REPUBLIKA.CO.ID, JAKARTA - Dua terdakwa kasus dugaan tindak pidana korupsi proyek pengadaan KTP-elektronik (KTP-el), yakni mantan direktur jenderal Kependudukan dan Pencatatan Sipil (Dukcapil) Kemendagri Irman dan mantan direktur Pengelolaan Informasi Administrasi Kependudukan (PIAK) Dukcapil Sugiharto dijadwalkan menyampaikan nota pembelaannya (pleidoi) pada hari ini di Pengadilan Tindak Pidana Korupsi (Tipikor) Jakarta Pusat, Senin (10/7).
Sebelumnya, Irman merasa tuntutan jaksa penuntut umum KPK terhadap dirinya terlalu berat, meskipun telah bekerja sama dengan penegak hukum KPK (justice collaborator). "Tujuh tahun terlalu berat. Makanya, nanti mudah-mudahan dari hakim bisa menurunkan lebih ringan lagi. Harapannya, seringan mungkin seusai aturan yang berlaku," kata Irman seusai sidang pembacaan tuntutan di pengadilan Tindak Pidana Korupsi (Tipikor) Jakarta, Kamis (22/6) lalu.
Jaksa pada KPK menyebutkan sejumlah faktor yang meringankan adalah keluarnya keputusan pimpinan KPK No KEP.670/01-55/06/2017 tanggal 9 Juni 2017 tentang Penetapan Saksi Pelaku yang Bekerja Sama Dengan Penegak Hukum (justice collaborator) dalam Tindak Pidana Korupsi, bernama terdakwa Irman dan Keputusan pimpinan KPK No KEP.678/01-55/06/2017 tanggal 12 Juni 2017 tentang justice collaborator bernama Sugiharto.

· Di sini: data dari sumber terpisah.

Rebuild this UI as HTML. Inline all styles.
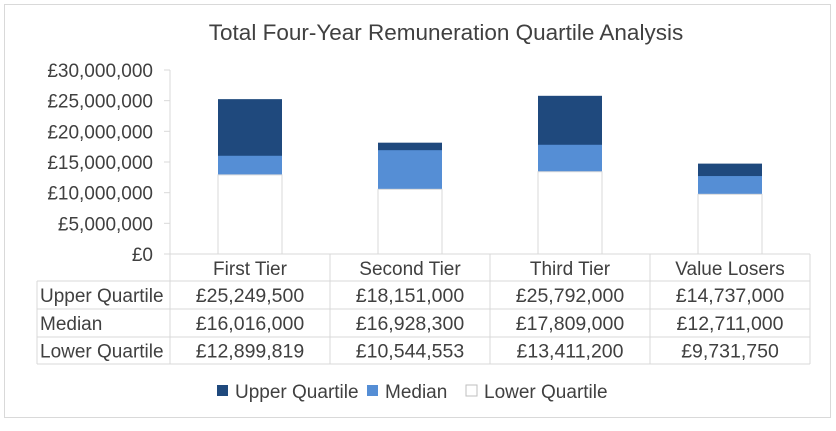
<!DOCTYPE html>
<html><head><meta charset="utf-8"><style>
body{margin:0;background:#fff;font-family:"Liberation Sans",sans-serif;}
svg text{font-family:"Liberation Sans",sans-serif;fill:#404040;}
</style></head><body>
<svg id="c" width="836" height="426">
<rect x="4.5" y="4.5" width="826" height="413" fill="#fff" stroke="#d9d9d9"/>
<text x="446" y="40" font-size="22.5" text-anchor="middle">Total Four-Year Remuneration Quartile Analysis</text>
<g id="g"></g>
</svg>
<script>
const categories=["First Tier","Second Tier","Third Tier","Value Losers"];
const upper=[25249500,18151000,25792000,14737000];
const median=[16016000,16928300,17809000,12711000];
const lower=[12899819,10544553,13411200,9731750];
const ticks=[0,5000000,10000000,15000000,20000000,25000000,30000000];
const seriesNames=["Upper Quartile","Median","Lower Quartile"];
const colors=["#1f497d","#558ed5","#ffffff"];
const x0=170,cw=160,yTop=70,yBot=254,maxV=30000000;
const y=v=>yBot-(v/maxV)*(yBot-yTop);
const g=document.getElementById('g');
const NS="http://www.w3.org/2000/svg";
function mk(t,a,txt){const e=document.createElementNS(NS,t);for(const k in a)e.setAttribute(k,a[k]);if(txt!=null)e.textContent=txt;g.appendChild(e);return e;}
const fmt=v=>"£"+v.toLocaleString("en-GB");
ticks.forEach(t=>{
 const e=mk('text',{x:153,y:y(t)+7,'font-size':19,'text-anchor':'end'},fmt(t));
 
 
 const l=mk('line',{x1:164,x2:170,y1:y(t),y2:y(t),stroke:'#d9d9d9'});
 
 
});
const ax=mk('line',{x1:170,x2:170,y1:yTop,y2:yBot,stroke:'#d9d9d9'});


const series=[upper,median,lower];
categories.forEach((c,i)=>{
 const cx=x0+cw*i+cw/2,bw=64;
 series.forEach((s,j)=>{
  const r=mk('rect',{x:cx-bw/2,y:y(s[i]),width:bw,height:yBot-y(s[i]),fill:colors[j],stroke:j==2?'#d9d9d9':'none'});
  
  
 });
});
const rows=[yBot,281,309,337,364];
const tl=37,tr=810;
mk('line',{x1:x0,x2:tr,y1:yBot,y2:yBot,stroke:'#d9d9d9'});
for(let k=1;k<rows.length;k++){mk('line',{x1:tl,x2:tr,y1:rows[k],y2:rows[k],stroke:'#d9d9d9'});}
mk('line',{x1:tl,x2:tl,y1:281,y2:364,stroke:'#d9d9d9'});
for(let i=0;i<=4;i++)mk('line',{x1:x0+cw*i,x2:x0+cw*i,y1:yBot,y2:364,stroke:'#d9d9d9'});
categories.forEach((c,i)=>{
 const e=mk('text',{x:x0+cw*i+cw/2,y:275,'font-size':19,'text-anchor':'middle'},c);
 
 
});
series.forEach((s,j)=>{
 const ry=(rows[j+1]+rows[j+2])/2+7;
 const h=mk('text',{x:40,y:ry,'font-size':19},seriesNames[j]);
 
 
 s.forEach((v,i)=>{
  const e=mk('text',{x:x0+cw*i+cw/2,y:ry,'font-size':19.5,'text-anchor':'middle'},fmt(v));
  
  
 });
});
const lx=[217,367,466];
seriesNames.forEach((n,j)=>{
 const r=mk('rect',{x:lx[j],y:385,width:11,height:11,fill:colors[j],stroke:j==2?'#bfbfbf':'none'});
 
 
 const t=mk('text',{x:lx[j]+18,y:398,'font-size':19},n);
 
 
});
</script>
</body></html>
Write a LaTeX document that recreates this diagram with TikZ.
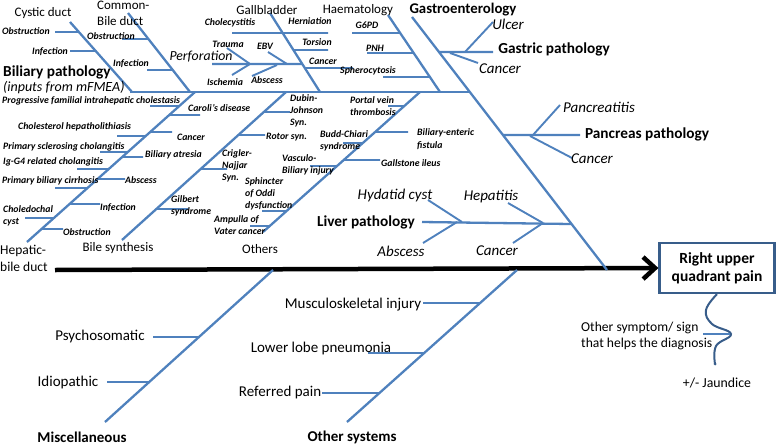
\documentclass[tikz,border=0pt]{standalone}
\usepackage{fontspec}
\setmainfont{Carlito}
\usetikzlibrary{arrows.meta,calc}
\definecolor{fishblue}{RGB}{79,129,189}
\definecolor{boxblue}{RGB}{56,93,138}
\newcommand\twig[4]{\draw[twig] (#3,#4) -- (intersection of #1--#2 and 0,#4--1,#4);}
\begin{document}
\begin{tikzpicture}[x=1pt,y=-1pt,
    bone/.style={draw=fishblue,line width=2.3pt},
    twig/.style={draw=fishblue,line width=1.9pt},
    small/.style={font=\fontsize{9.8}{12.3}\selectfont\bfseries\itshape,inner sep=0pt,align=left},
    medium/.style={font=\fontsize{15}{17}\selectfont\itshape,inner sep=0pt},
    head/.style={font=\fontsize{13}{16}\selectfont,inner sep=0pt,align=left},
    lower/.style={font=\fontsize{15}{17}\selectfont,inner sep=0pt},
    group/.style={font=\fontsize{15.3}{17}\selectfont\bfseries,inner sep=0pt}]
    \useasboundingbox (0,0) rectangle (778,447);

    % main spine and effect
    \node[draw=boxblue,line width=2.2pt,minimum width=115pt,minimum height=50pt,align=center,
          font=\fontsize{15.5}{18}\selectfont\bfseries] (rupq) at (717,268) {Right upper\\quadrant pain};
    \coordinate (tail) at (55,270);
    \draw[line width=4.5pt,-{Straight Barb[length=12pt,width=22pt]}] (tail) -- (rupq.west);

    % bones
    \coordinate (topL) at (130,92);  \coordinate (topR) at (470,92);
    \coordinate (gasA) at (412,17);  \coordinate (gasB) at (607,270);
    \coordinate (haeA) at (388,15);  \coordinate (haeB) at (440,92);
    \coordinate (galA) at (270,13);  \coordinate (galB) at (320,92);
    \coordinate (cysA) at (70,22);   \coordinate (cysB) at (132,92);
    \coordinate (cbdA) at (128,13);  \coordinate (cbdB) at (190,92);
    \coordinate (hbdA) at (195,92);  \coordinate (hbdB) at (27,242);
    \coordinate (bsyA) at (286,92);  \coordinate (bsyB) at (122,240);
    \coordinate (othA) at (420,92);  \coordinate (othB) at (263,232);
    \coordinate (misA) at (273,270); \coordinate (misB) at (105,422);
    \coordinate (osyA) at (517,270); \coordinate (osyB) at (347,422);
    \coordinate (perA) at (212,64);

    \foreach \a/\b in {topL/topR,gasA/gasB,haeA/haeB,galA/galB,cysA/cysB,cbdA/cbdB,
                       hbdA/hbdB,bsyA/bsyB,othA/othB,misA/misB,osyA/osyB}
        \draw[bone] (\a) -- (\b);
    \draw[bone] (perA) -- (intersection of galA--galB and 0,64--1,64);
    \draw[bone] (493,52) -- (intersection of gasA--gasB and 0,52--1,52);
    \draw[bone] (580,135) -- (intersection of gasA--gasB and 0,135--1,135);
    \draw[bone] (422,222) -- (intersection of gasA--gasB and 0,224--1,224);

    % twigs
    \twig{cysA}{cysB}{55}{32}  \twig{cysA}{cysB}{70}{51}
    \twig{cbdA}{cbdB}{122}{39} \twig{cbdA}{cbdB}{147}{70}
    \twig{galA}{galB}{232}{33} \twig{galA}{galB}{328}{33}
    \twig{galA}{galB}{328}{50} \twig{galA}{galB}{353}{68}
    \twig{haeA}{haeB}{352}{33} \twig{haeA}{haeB}{367}{53} \twig{haeA}{haeB}{383}{77}
    \foreach \x/\y in {150/106,200/115,117/136,172/132,100/152,143/157,
                       77/169,125/179,55/188,100/204,25/218,63/229}
        {\twig{hbdA}{hbdB}{\x}{\y}}
    \foreach \x/\y in {290/112,265/135,227/169,188/209}
        {\twig{bsyA}{bsyB}{\x}{\y}}
    \foreach \x/\y in {388/106,408/132,343/143,380/160,310/166,262/211,250/226}
        {\twig{othA}{othB}{\x}{\y}}
    \twig{misA}{misB}{153}{337} \twig{misA}{misB}{107}{382}
    \twig{osyA}{osyB}{423}{303} \twig{osyA}{osyB}{368}{353} \twig{osyA}{osyB}{322}{393}

    % forks
    \draw[twig] (227,48) -- (250,64);  \draw[twig] (232,75) -- (250,64);
    \draw[twig] (268,52) -- (287,64);  \draw[twig] (252,76) -- (277,65);
    \draw[twig] (493,22) -- (465,52);  \draw[twig] (478,63) -- (450,53);
    \draw[twig] (560,105) -- (533,135); \draw[twig] (572,158) -- (530,136);
    \draw[twig] (428,200) -- (462,222); \draw[twig] (423,243) -- (457,222);
    \draw[twig] (508,203) -- (543,223); \draw[twig] (513,243) -- (543,223);

    % other symptom
    \coordinate (jaundEnd) at (715,364);
    \draw[boxblue,line width=2pt] plot[smooth,tension=0.7] coordinates
        {(rupq.south) (706,310) (712,324) (731,334) (716,346) (jaundEnd)};
    \fill[boxblue] (jaundEnd) circle (1.5pt);
    \draw[twig,line width=1.5pt] (703,334) -- (730,334);
    \node[head,font=\fontsize{13.6}{15.5}\selectfont,anchor=west] (sympt) at (581,336)
        {Other symptom/ sign\\that helps the diagnosis};
    \node[head,font=\fontsize{13.8}{15}\selectfont] (jaund) at (717,383) {+/- Jaundice};

    % headings
    \node[head] (cysT) at (43,13) {Cystic duct};
    \node[head,anchor=west] (cbdT) at (97,13) {Common-\\Bile duct};
    \node[head] (galT) at (267,10) {Gallbladder};
    \node[head] (haeT) at (358,10) {Haematology};
    \node[group,font=\fontsize{14.8}{16}\selectfont\bfseries] (gasT) at (463,10) {Gastroenterology};
    \node[group,anchor=west] (bilT) at (3,72) {Biliary pathology};
    \node[medium,anchor=west,font=\fontsize{14}{16}\selectfont\itshape] (bilS) at (3,88) {(inputs from mFMEA)};
    \node[head,font=\fontsize{13.5}{17}\selectfont,anchor=west] (hbdT) at (0,258) {Hepatic-\\bile duct};
    \node[head] (bsyT) at (118,248) {Bile synthesis};
    \node[head] (othT) at (260,249) {Others};
    \node[group,font=\fontsize{15}{17}\selectfont\bfseries] (misT) at (82,437) {Miscellaneous};
    \node[group,font=\fontsize{15}{17}\selectfont\bfseries] (osyT) at (352,437) {Other systems};

    % causes
    \node[small,anchor=west] (cysO) at (2,31) {Obstruction};
    \node[small,anchor=west] (cysI) at (32,52) {Infection};
    \node[small,anchor=west] (cbdO) at (87,36) {Obstruction};
    \node[small,anchor=west] (cbdI) at (113,64) {Infection};
    \node[medium,font=\fontsize{13.8}{16}\selectfont\itshape] (perf) at (201,57) {Perforation};
    \node[small] (trau) at (228,44) {Trauma};
    \node[small] (isch) at (225,82) {Ischemia};
    \node[small] (ebv) at (265,46) {EBV};
    \node[small] (absP) at (267,80) {Abscess};
    \node[small] (chol) at (230,23) {Cholecystitis};
    \node[small] (hern) at (310,21) {Herniation};
    \node[small] (tors) at (317,42) {Torsion};
    \node[small] (canG) at (323,61) {Cancer};
    \node[small] (g6pd) at (367,25) {G6PD};
    \node[small] (pnh) at (375,48) {PNH};
    \node[small] (sphe) at (368,71) {Spherocytosis};
    \node[medium] (ulc) at (508,24) {Ulcer};
    \node[group] (gasP) at (554,49) {Gastric pathology};
    \node[medium] (canS) at (500,69) {Cancer};
    \node[medium] (panc) at (599,107) {Pancreatitis};
    \node[group] (panP) at (647,134) {Pancreas pathology};
    \node[medium] (canP) at (592,159) {Cancer};
    \node[medium] (hyda) at (395,195) {Hydatid cyst};
    \node[group] (livP) at (366,222) {Liver pathology};
    \node[medium] (absL) at (401,251) {Abscess};
    \node[medium] (hepa) at (491,197) {Hepatitis};
    \node[medium] (canL) at (497,251) {Cancer};

    \node[small,anchor=west] (pfic) at (2,101) {Progressive familial intrahepatic cholestasis};
    \node[small,anchor=west] (caro) at (188,108) {Caroli’s disease};
    \node[small,anchor=west] (chhe) at (18,127) {Cholesterol hepatholithiasis};
    \node[small,anchor=west] (canH) at (177,137) {Cancer};
    \node[small,anchor=west] (psc) at (3,147) {Primary sclerosing cholangitis};
    \node[small,anchor=west] (batr) at (145,155) {Biliary atresia};
    \node[small,anchor=west] (igg4) at (3,162) {Ig-G4 related cholangitis};
    \node[small,anchor=west] (absH) at (125,180) {Abscess};
    \node[small,anchor=west] (pbc) at (2,181) {Primary biliary cirrhosis};
    \node[small,anchor=west] (infH) at (100,208) {Infection};
    \node[small,anchor=west] (chcy) at (3,216) {Choledochal\\cyst};
    \node[small,anchor=west] (obsH) at (63,232) {Obstruction};
    \node[small,anchor=west] (dubi) at (290,111) {Dubin-\\Johnson\\Syn.};
    \node[small,anchor=west] (roto) at (266,137) {Rotor syn.};
    \node[small,anchor=west] (crig) at (222,166) {Crigler-\\Najjar\\Syn.};
    \node[small,anchor=west] (gilb) at (171,206) {Gilbert\\syndrome};
    \node[small,anchor=west] (port) at (350,106) {Portal vein\\thrombosis};
    \node[small,anchor=west] (budd) at (320,141) {Budd-Chiari\\syndrome};
    \node[small,anchor=west] (bent) at (417,139) {Biliary-enteric\\fistula};
    \node[small,anchor=west] (gall) at (381,163) {Gallstone ileus};
    \node[small,anchor=west] (vasc) at (282,165) {Vasculo-\\Biliary injury};
    \node[small,anchor=west] (sphi) at (245,194) {Sphincter\\of Oddi\\dysfunction};
    \node[small,anchor=west] (ampu) at (214,225) {Ampulla of\\Vater cancer};

    \node[lower] (psyc) at (100,336) {Psychosomatic};
    \node[lower] (idio) at (68,382) {Idiopathic};
    \node[lower] (musc) at (353,305) {Musculoskeletal injury};
    \node[lower] (lowe) at (321,348) {Lower lobe pneumonia};
    \node[lower] (refe) at (280,392) {Referred pain};
\end{tikzpicture}
\end{document}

Dalam perkara ini, Irman dituntut tujuh tahun dan pidana denda Rp 500 juta subsider enam bulan kurungan. Dia juga diwajibkan membayar uang pengganti sejumlah 273.700 dolar AS dan Rp 2,248 miliar serta 6.000 dolar Singapura subsider dua tahun penjara.
Sedangkan Sugiharto dituntut lima tahun penjara ditambah denda sebesar Rp 400 juta subsider enam bulan. Penuntut umum dari KPK juga meminta majelis menjatuhkan kewajiban membayar uang pengganti senilai Rp 500 juta subsider 1 tahun penjara. Jaksa menganggap keduanya terbukti bersalah berdasarkan dakwaan kedua dari Pasal 3 UU Pemberantasan Tipikor juncto pasal 55 ayat 1 ke-1 KUHP yaitu menyalahgunakan kewenangan sehingga merugikan keuangan negara hingga mencapai Rp 2,3 triliun.